By Matthew Henry
SYDNEY: Nearly a quarter of Australia’s eight million households are simply not interested in digital TV, according to a recent survey by the Australian Communications and Media Authority (ACMA), making apathy the leading barrier to digital TV uptake.
Conducted last December, ACMA’s national survey of over 3,000 households found that, of those respondents yet to convert to digital, 29.1 per cent said they ‘don’t watch much free-to-air TV or don’t want to watch more’, while a further 18.8 per cent ‘don’t know much about [digital TV]’ or ‘haven’t thought about it’.
“Despite the growth in digital takeup, over half of Australian households still need to make the switch to digital free-to-air television, and close to a quarter (24 per cent) of households remain not interested in adopting,” said the report.
“Many in this core group indicated they were not interested in TV, while others saw no compelling need to change or were put off by cost.”
Better picture quality, improved reception and extra content were highlighted as the top reasons why consumers were adopting digital TV.
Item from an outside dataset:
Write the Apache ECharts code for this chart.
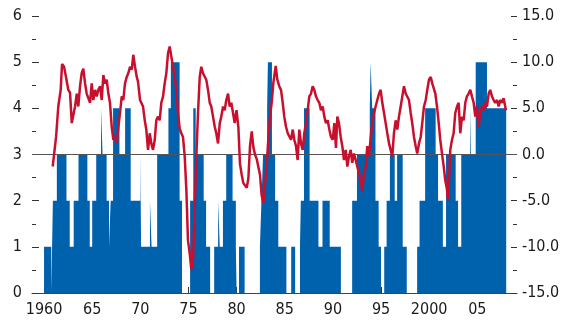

Passive adoption is also being driven by consumers upgrading to flat panel TVs with built-in digital tuners.
ACMA figures show 42 per cent of households are now receiving free-to-air terrestrial digital TV, but with Pay TV factored in, the number climbs to 54 per cent.
This has grown steadily from 13 per cent in 2005 and 29.6 per cent in 2006.
The region with the highest adoption rate is Mildura – a candidate to become the first market to conduct digital switchover – where 70.3 of households have converted to digital. Tasmania also ranked highly with 64 per cent adoption.
South Australia and Queensland had the lowest uptake of digital TV, each well below the national average with just 37 per cent of households converted.